— START —

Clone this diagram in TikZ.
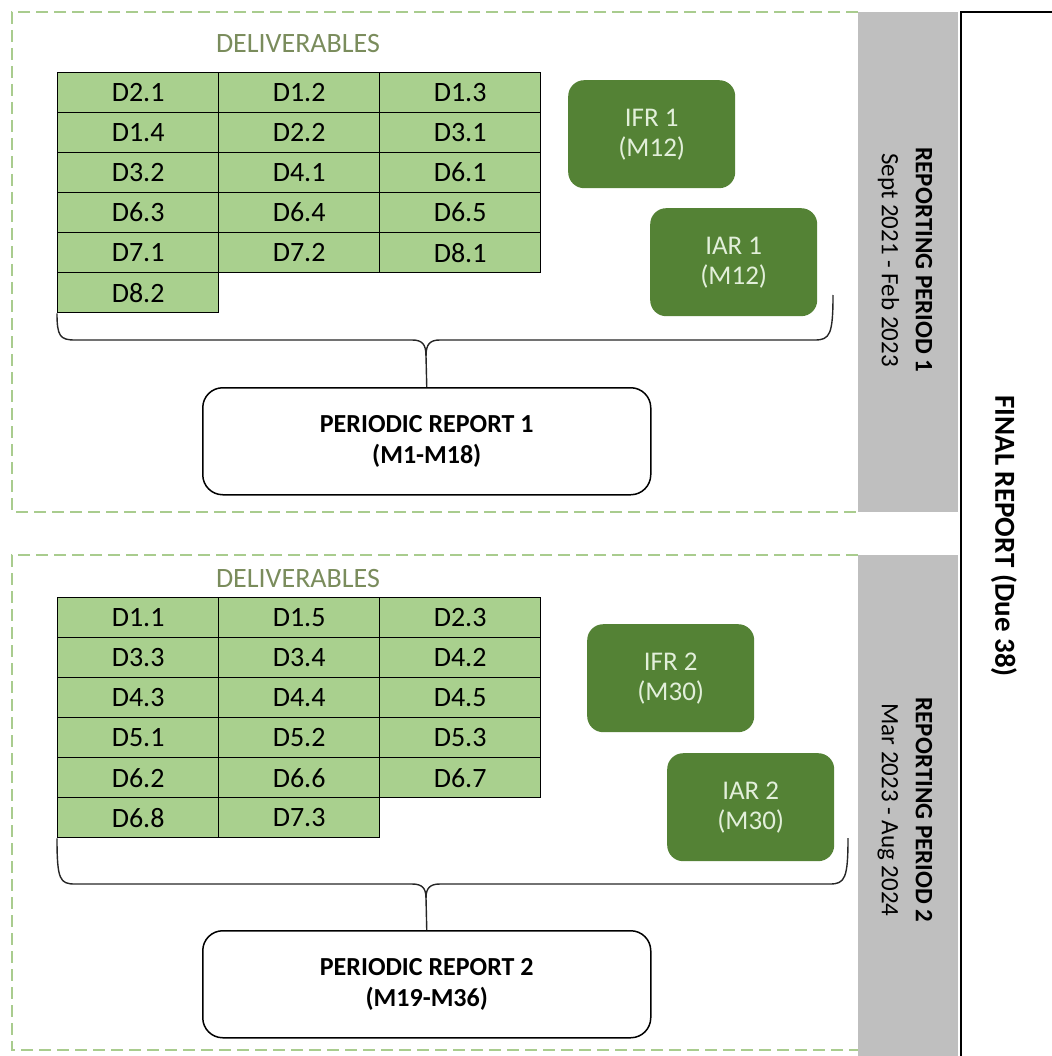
\documentclass[tikz,border=0pt]{standalone}
\usepackage{fontspec}
\setmainfont{Carlito}
\definecolor{cellgreen}{HTML}{A9D08E}
\definecolor{boxgreen}{HTML}{548235}
\definecolor{boxtext}{HTML}{E2EFDA}
\definecolor{delivtext}{HTML}{7A8C5C}
\definecolor{bandgray}{HTML}{BFBFBF}
\definecolor{dashgreen}{HTML}{A9CC8E}
\begin{document}
\begin{tikzpicture}[x=1pt,y=-1pt,
  cell/.style={draw,fill=cellgreen,line width=1.3pt,anchor=north west,minimum width=161pt,minimum height=40pt,inner sep=0pt,font=\fontsize{28}{30}\selectfont},
  interim/.style={fill=boxgreen,rounded corners=16pt,anchor=north west,minimum width=167pt,minimum height=108pt,inner sep=0pt,align=center,text=boxtext,font=\fontsize{27}{30}\selectfont},
  periodic/.style={draw,line width=1.5pt,rounded corners=20pt,anchor=north west,minimum width=448pt,minimum height=107pt,inner sep=0pt,align=center,font=\bfseries\fontsize{26}{31}\selectfont},
  heading/.style={text=delivtext,font=\fontsize{28}{30}\selectfont},
  band/.style={rotate=-90,align=center,font=\fontsize{25}{34}\selectfont},
  zone/.style={dashgreen,line width=2.2pt,dash pattern=on 12pt off 6pt},
  brace/.style={line width=1.4pt,black!85}]
  \useasboundingbox (0,0) rectangle (1051,1056);
  % reporting zones
  \draw[zone] (858,12) -- (12,12) -- (12,512) -- (858,512);
  \draw[zone] (858,555) -- (12,555) -- (12,1050) -- (858,1050);
  \fill[bandgray] (858,12) rectangle (958,512);
  \fill[bandgray] (858,555) rectangle (958,1056);
  \draw[line width=2.5pt] (961,1070) -- (961,12) -- (1070,12);
  \node[band] (rp1) at (905,260) {\textbf{REPORTING PERIOD 1}\\Sept 2021 - Feb 2023};
  \node[band] (rp2) at (905,810) {\textbf{REPORTING PERIOD 2}\\Mar 2023 - Aug 2024};
  \node[rotate=-90,font=\bfseries\fontsize{29}{30}\selectfont] (final) at (1004,536) {FINAL REPORT (Due 38)};

  % period 1
  \node[heading] (dl1) at (298,44) {DELIVERABLES};
  \foreach \lab/\c/\r in {D2.1/0/0,D1.2/1/0,D1.3/2/0,D1.4/0/1,D2.2/1/1,D3.1/2/1,
      D3.2/0/2,D4.1/1/2,D6.1/2/2,D6.3/0/3,D6.4/1/3,D6.5/2/3,D7.1/0/4,D7.2/1/4,D8.1/2/4,D8.2/0/5}
    \node[cell] (a\c\r) at ({57+161*\c},{72+40*\r}) {\lab};
  \node[interim] (ifr1) at (568,80) {IFR 1\\(M12)};
  \node[interim] (iar1) at (650,208) {IAR 1\\(M12)};
  \node[periodic] (pr1) at (202,387) {PERIODIC REPORT 1\\(M1-M18)};
  \coordinate (tip1) at (426,356);
  \coordinate (end1) at (833,295);
  \draw[brace] (a05.south west) .. controls (57,336) and (60,340) .. (75,340) -- (412,340)
    .. controls (422,340) and (426,344) .. (tip1) -- (pr1.north);
  \draw[brace] (end1) .. controls (833,334) and (830,340) .. (815,340) -- (440,340)
    .. controls (430,340) and (426,344) .. (tip1);

  % period 2
  \node[heading] (dl2) at (298,579) {DELIVERABLES};
  \foreach \lab/\c/\r in {D1.1/0/0,D1.5/1/0,D2.3/2/0,D3.3/0/1,D3.4/1/1,D4.2/2/1,
      D4.3/0/2,D4.4/1/2,D4.5/2/2,D5.1/0/3,D5.2/1/3,D5.3/2/3,D6.2/0/4,D6.6/1/4,D6.7/2/4,D6.8/0/5,D7.3/1/5}
    \node[cell] (b\c\r) at ({57+161*\c},{597+40*\r}) {\lab};
  \node[interim] (ifr2) at (587,624) {IFR 2\\(M30)};
  \node[interim] (iar2) at (667,753) {IAR 2\\(M30)};
  \node[periodic] (pr2) at (202,930) {PERIODIC REPORT 2\\(M19-M36)};
  \coordinate (tip2) at (426,898);
  \coordinate (end2) at (848,838);
  \draw[brace] (b05.south west) .. controls (57,880) and (60,884) .. (75,884) -- (412,884)
    .. controls (422,884) and (426,888) .. (tip2) -- (pr2.north);
  \draw[brace] (end2) .. controls (848,878) and (845,884) .. (830,884) -- (440,884)
    .. controls (430,884) and (426,888) .. (tip2);
\end{tikzpicture}
\end{document}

— END —

DIRECTIONS FOR THIS TASK –
Reproduce the material above from its first line through the line containing "(final) at (1004,536)", both ends included, and skip every picture.

RESULT –
Clone this diagram in TikZ.
\documentclass[tikz,border=0pt]{standalone}
\usepackage{fontspec}
\setmainfont{Carlito}
\definecolor{cellgreen}{HTML}{A9D08E}
\definecolor{boxgreen}{HTML}{548235}
\definecolor{boxtext}{HTML}{E2EFDA}
\definecolor{delivtext}{HTML}{7A8C5C}
\definecolor{bandgray}{HTML}{BFBFBF}
\definecolor{dashgreen}{HTML}{A9CC8E}
\begin{document}
\begin{tikzpicture}[x=1pt,y=-1pt,
  cell/.style={draw,fill=cellgreen,line width=1.3pt,anchor=north west,minimum width=161pt,minimum height=40pt,inner sep=0pt,font=\fontsize{28}{30}\selectfont},
  interim/.style={fill=boxgreen,rounded corners=16pt,anchor=north west,minimum width=167pt,minimum height=108pt,inner sep=0pt,align=center,text=boxtext,font=\fontsize{27}{30}\selectfont},
  periodic/.style={draw,line width=1.5pt,rounded corners=20pt,anchor=north west,minimum width=448pt,minimum height=107pt,inner sep=0pt,align=center,font=\bfseries\fontsize{26}{31}\selectfont},
  heading/.style={text=delivtext,font=\fontsize{28}{30}\selectfont},
  band/.style={rotate=-90,align=center,font=\fontsize{25}{34}\selectfont},
  zone/.style={dashgreen,line width=2.2pt,dash pattern=on 12pt off 6pt},
  brace/.style={line width=1.4pt,black!85}]
  \useasboundingbox (0,0) rectangle (1051,1056);
  % reporting zones
  \draw[zone] (858,12) -- (12,12) -- (12,512) -- (858,512);
  \draw[zone] (858,555) -- (12,555) -- (12,1050) -- (858,1050);
  \fill[bandgray] (858,12) rectangle (958,512);
  \fill[bandgray] (858,555) rectangle (958,1056);
  \draw[line width=2.5pt] (961,1070) -- (961,12) -- (1070,12);
  \node[band] (rp1) at (905,260) {\textbf{REPORTING PERIOD 1}\\Sept 2021 - Feb 2023};
  \node[band] (rp2) at (905,810) {\textbf{REPORTING PERIOD 2}\\Mar 2023 - Aug 2024};
  \node[rotate=-90,font=\bfseries\fontsize{29}{30}\selectfont] (final) at (1004,536) {FINAL REPORT (Due 38)};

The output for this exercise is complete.